● DATA FOR THIS TASK

— Start —

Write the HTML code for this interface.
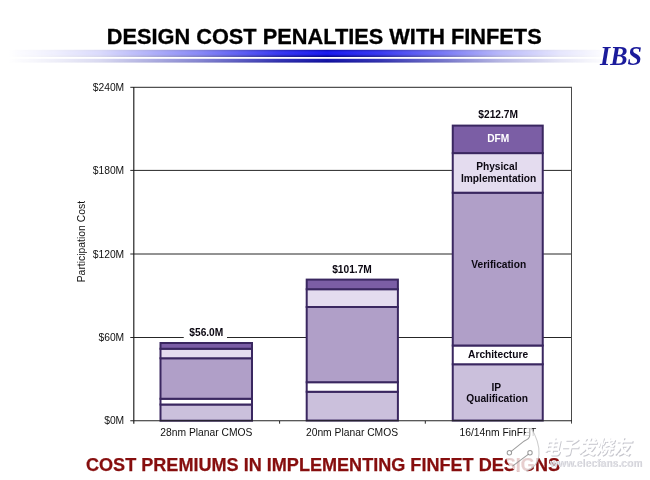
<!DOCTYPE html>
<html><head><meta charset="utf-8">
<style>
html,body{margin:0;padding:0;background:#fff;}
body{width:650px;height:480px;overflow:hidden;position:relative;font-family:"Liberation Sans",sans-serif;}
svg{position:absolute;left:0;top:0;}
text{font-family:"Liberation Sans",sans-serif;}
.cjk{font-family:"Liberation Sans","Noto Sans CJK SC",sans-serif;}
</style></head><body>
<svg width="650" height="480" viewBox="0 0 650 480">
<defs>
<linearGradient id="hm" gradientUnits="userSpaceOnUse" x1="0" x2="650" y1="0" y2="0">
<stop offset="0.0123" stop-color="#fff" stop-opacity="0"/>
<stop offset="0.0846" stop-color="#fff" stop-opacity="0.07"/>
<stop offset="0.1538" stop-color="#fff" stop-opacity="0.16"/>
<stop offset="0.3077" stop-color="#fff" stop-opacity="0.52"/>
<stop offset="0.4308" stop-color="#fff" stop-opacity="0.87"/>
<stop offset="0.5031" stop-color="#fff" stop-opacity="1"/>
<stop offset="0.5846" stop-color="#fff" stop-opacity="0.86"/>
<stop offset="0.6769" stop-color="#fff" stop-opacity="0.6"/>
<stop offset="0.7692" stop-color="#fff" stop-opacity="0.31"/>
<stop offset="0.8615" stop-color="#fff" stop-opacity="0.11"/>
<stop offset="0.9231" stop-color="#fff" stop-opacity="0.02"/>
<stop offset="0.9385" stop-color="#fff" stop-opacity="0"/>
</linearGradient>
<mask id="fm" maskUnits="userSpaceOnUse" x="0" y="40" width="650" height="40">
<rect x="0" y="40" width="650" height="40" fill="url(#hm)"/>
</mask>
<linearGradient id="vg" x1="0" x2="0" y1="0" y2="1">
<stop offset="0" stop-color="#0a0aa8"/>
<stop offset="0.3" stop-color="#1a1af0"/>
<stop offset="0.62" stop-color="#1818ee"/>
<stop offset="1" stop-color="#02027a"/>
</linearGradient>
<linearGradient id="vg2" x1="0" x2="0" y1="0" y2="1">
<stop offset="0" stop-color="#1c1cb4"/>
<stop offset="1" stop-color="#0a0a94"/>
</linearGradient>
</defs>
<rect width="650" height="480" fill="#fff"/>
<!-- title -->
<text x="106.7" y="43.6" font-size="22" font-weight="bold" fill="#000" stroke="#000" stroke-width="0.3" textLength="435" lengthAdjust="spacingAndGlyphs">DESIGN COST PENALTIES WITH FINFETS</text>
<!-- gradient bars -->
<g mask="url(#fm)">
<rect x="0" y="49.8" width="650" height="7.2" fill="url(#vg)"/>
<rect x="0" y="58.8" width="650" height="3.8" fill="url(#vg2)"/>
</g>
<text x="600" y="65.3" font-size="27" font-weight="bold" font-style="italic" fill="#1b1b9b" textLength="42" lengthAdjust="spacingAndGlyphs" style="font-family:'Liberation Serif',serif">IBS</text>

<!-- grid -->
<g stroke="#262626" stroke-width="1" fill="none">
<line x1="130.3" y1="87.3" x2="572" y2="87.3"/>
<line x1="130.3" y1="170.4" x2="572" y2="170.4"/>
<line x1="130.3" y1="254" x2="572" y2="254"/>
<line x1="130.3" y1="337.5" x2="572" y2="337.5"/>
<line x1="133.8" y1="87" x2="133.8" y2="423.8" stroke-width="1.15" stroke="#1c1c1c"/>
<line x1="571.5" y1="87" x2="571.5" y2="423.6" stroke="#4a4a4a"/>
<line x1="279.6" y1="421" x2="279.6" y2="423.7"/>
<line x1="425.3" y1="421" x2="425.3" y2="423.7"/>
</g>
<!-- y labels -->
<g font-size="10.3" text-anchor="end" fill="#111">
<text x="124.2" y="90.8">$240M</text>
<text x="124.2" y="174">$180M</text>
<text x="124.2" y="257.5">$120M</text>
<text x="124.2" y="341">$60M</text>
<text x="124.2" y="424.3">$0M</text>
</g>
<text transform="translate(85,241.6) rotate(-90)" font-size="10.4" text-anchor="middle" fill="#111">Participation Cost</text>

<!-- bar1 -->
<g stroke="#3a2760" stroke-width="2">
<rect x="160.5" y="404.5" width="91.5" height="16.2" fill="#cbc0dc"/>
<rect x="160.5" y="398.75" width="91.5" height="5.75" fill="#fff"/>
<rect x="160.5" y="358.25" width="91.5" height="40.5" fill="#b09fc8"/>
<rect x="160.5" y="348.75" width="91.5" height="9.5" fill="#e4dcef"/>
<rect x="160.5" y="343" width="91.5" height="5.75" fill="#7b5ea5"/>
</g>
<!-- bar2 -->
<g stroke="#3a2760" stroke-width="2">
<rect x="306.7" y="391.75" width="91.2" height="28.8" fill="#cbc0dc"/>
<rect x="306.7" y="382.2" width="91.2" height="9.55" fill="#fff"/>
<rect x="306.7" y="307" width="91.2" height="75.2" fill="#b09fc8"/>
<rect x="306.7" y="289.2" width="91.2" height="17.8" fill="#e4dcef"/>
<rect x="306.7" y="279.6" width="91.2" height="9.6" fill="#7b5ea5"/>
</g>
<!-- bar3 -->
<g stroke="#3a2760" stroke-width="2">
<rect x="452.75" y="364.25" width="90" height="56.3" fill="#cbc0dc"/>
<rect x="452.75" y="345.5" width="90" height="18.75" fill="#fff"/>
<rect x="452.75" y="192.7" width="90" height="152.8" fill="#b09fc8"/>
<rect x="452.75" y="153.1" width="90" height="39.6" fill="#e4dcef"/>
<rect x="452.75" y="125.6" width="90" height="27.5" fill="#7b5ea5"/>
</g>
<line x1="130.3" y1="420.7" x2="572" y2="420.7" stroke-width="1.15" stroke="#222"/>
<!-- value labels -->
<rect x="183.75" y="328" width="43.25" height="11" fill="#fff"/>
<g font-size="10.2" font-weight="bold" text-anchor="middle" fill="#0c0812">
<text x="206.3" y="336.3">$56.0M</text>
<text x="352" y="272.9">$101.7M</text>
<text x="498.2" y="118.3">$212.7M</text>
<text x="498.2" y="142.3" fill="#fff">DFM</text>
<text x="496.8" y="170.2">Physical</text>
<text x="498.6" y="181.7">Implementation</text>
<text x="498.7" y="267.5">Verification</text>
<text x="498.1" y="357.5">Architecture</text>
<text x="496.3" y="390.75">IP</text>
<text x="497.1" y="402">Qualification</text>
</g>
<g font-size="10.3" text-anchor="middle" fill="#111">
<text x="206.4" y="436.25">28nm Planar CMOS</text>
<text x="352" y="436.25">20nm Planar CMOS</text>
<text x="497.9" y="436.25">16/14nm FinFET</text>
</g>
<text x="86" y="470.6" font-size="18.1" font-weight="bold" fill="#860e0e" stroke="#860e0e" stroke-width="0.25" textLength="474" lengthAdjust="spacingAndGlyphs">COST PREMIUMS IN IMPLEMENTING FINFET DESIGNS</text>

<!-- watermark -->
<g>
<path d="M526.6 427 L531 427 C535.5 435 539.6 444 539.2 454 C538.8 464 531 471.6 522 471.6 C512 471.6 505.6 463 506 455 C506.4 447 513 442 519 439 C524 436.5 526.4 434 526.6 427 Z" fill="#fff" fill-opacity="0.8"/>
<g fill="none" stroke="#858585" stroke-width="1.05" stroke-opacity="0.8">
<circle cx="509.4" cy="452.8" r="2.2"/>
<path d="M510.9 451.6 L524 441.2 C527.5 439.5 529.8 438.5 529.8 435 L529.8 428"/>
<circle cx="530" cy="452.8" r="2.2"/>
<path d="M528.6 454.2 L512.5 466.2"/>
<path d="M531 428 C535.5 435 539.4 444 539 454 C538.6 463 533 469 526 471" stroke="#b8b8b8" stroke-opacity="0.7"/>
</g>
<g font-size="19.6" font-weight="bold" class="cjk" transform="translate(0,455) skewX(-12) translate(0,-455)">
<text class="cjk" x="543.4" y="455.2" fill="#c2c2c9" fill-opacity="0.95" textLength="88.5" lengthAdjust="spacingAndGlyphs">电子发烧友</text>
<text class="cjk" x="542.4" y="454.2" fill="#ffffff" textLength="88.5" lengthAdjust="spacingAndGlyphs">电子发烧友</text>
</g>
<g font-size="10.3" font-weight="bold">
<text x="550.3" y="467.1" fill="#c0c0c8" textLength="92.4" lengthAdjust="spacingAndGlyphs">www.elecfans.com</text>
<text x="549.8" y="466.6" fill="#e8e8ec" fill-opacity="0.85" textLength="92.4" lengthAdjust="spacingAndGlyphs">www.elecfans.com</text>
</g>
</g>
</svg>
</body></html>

— End —
— Start —

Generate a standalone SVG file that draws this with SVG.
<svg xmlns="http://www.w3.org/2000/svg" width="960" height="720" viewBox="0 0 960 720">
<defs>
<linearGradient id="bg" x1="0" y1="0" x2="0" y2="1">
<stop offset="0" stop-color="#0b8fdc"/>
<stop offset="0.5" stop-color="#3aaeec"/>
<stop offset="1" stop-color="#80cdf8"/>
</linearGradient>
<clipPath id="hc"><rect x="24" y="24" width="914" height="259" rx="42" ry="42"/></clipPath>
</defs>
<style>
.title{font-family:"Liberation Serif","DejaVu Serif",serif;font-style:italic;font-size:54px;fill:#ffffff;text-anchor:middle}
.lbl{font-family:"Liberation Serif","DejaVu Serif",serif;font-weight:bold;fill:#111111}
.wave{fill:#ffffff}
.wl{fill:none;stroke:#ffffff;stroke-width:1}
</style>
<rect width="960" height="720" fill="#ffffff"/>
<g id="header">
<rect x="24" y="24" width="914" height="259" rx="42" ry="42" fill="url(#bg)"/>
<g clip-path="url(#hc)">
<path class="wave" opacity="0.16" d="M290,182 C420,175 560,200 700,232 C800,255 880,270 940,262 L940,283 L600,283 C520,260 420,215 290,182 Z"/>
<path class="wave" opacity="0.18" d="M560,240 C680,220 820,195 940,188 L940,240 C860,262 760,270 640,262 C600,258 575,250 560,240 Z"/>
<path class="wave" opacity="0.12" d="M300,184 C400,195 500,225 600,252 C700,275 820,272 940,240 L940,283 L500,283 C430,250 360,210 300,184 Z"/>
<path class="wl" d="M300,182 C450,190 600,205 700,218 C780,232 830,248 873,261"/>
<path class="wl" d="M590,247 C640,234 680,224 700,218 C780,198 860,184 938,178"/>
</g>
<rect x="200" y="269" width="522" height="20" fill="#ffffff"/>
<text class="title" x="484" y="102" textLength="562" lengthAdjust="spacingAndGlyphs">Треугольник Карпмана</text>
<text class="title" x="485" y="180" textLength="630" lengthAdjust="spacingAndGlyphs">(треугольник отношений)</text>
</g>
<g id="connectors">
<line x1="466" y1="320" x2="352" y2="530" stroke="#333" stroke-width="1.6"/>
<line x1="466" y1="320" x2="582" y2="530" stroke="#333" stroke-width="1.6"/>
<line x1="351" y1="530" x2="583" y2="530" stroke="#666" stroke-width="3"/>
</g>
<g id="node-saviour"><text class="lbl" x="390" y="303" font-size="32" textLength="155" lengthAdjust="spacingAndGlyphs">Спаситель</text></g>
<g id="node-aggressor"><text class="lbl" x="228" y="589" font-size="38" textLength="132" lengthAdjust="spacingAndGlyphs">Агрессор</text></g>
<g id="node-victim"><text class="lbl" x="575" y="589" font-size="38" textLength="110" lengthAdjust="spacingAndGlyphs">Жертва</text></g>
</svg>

— End —
— Start —

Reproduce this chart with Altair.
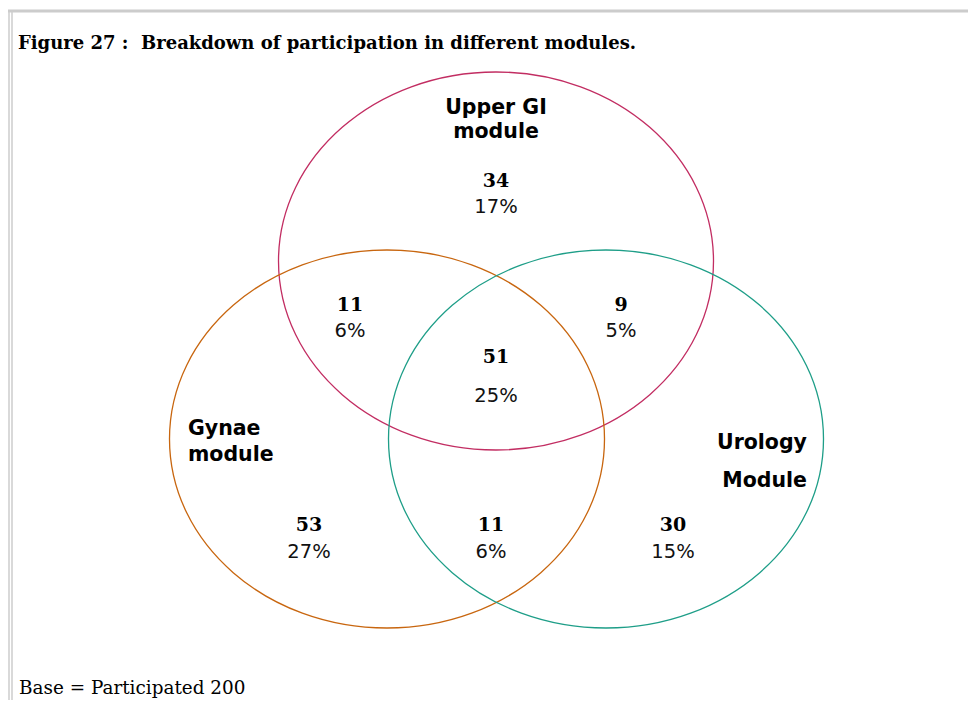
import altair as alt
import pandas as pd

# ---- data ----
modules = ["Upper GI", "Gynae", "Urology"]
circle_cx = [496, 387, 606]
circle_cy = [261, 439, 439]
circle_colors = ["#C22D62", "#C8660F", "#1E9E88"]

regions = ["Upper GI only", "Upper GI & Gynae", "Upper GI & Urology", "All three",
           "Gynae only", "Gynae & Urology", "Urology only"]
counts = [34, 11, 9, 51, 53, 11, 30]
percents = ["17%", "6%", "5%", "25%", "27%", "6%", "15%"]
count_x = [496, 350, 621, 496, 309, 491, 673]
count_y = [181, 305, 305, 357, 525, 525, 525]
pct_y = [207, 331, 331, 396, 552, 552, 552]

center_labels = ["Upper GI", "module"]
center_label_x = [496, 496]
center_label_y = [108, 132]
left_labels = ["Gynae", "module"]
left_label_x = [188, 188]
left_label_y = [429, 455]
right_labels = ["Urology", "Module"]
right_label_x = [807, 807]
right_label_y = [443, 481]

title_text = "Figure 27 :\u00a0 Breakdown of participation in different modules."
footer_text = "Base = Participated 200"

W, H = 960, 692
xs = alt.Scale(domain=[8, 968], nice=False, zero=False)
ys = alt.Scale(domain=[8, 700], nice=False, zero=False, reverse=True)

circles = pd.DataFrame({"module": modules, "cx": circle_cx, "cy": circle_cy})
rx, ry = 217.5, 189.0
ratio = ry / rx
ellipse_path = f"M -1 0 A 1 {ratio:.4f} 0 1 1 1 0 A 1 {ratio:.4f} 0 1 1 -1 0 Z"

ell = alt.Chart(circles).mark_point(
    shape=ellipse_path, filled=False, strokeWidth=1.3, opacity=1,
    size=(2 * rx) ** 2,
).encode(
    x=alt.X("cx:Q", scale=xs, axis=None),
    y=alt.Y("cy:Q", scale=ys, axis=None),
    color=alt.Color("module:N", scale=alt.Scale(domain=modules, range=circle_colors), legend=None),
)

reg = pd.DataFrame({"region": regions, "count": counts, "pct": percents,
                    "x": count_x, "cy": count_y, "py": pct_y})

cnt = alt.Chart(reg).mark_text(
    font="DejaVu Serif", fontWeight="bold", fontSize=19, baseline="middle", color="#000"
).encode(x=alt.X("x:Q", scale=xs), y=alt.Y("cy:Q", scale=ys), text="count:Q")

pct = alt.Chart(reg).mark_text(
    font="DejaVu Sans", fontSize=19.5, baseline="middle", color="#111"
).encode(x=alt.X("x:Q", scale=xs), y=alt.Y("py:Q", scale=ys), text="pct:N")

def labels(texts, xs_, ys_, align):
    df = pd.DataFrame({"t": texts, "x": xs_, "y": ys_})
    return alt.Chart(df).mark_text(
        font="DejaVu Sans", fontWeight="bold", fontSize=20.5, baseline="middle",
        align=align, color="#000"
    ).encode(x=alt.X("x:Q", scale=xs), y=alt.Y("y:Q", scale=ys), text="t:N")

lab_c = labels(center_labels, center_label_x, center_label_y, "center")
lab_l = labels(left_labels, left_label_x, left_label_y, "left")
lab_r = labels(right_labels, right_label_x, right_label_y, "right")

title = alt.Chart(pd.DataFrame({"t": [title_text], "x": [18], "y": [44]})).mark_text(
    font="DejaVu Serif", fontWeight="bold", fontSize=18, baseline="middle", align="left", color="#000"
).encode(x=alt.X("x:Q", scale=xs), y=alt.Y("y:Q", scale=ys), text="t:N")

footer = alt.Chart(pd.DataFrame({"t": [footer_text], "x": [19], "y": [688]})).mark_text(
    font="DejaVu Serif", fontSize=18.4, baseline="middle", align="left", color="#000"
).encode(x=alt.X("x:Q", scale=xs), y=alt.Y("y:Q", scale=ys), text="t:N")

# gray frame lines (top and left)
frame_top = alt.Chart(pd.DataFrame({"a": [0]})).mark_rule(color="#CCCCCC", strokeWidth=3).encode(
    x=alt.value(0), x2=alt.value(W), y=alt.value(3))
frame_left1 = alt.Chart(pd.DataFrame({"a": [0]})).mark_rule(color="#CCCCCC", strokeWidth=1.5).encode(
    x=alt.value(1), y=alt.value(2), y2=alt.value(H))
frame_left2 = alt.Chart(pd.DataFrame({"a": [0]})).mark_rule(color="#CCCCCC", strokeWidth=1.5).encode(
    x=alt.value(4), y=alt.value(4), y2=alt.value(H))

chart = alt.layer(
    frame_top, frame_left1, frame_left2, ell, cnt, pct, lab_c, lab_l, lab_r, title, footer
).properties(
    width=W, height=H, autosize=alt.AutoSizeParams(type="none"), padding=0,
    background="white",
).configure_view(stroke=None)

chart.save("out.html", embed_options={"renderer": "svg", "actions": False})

— End —

● STATED TASK
Exactly as they stand, quote the lines beginning with the one that contains "Reproduce this chart with Altair." and ending with the one that contains "pct_y = [207, 331, 331, 396, 552, 552, 552]", with no pictures.

● TASK RESULT
Reproduce this chart with Altair.
import altair as alt
import pandas as pd

# ---- data ----
modules = ["Upper GI", "Gynae", "Urology"]
circle_cx = [496, 387, 606]
circle_cy = [261, 439, 439]
circle_colors = ["#C22D62", "#C8660F", "#1E9E88"]

regions = ["Upper GI only", "Upper GI & Gynae", "Upper GI & Urology", "All three",
           "Gynae only", "Gynae & Urology", "Urology only"]
counts = [34, 11, 9, 51, 53, 11, 30]
percents = ["17%", "6%", "5%", "25%", "27%", "6%", "15%"]
count_x = [496, 350, 621, 496, 309, 491, 673]
count_y = [181, 305, 305, 357, 525, 525, 525]
pct_y = [207, 331, 331, 396, 552, 552, 552]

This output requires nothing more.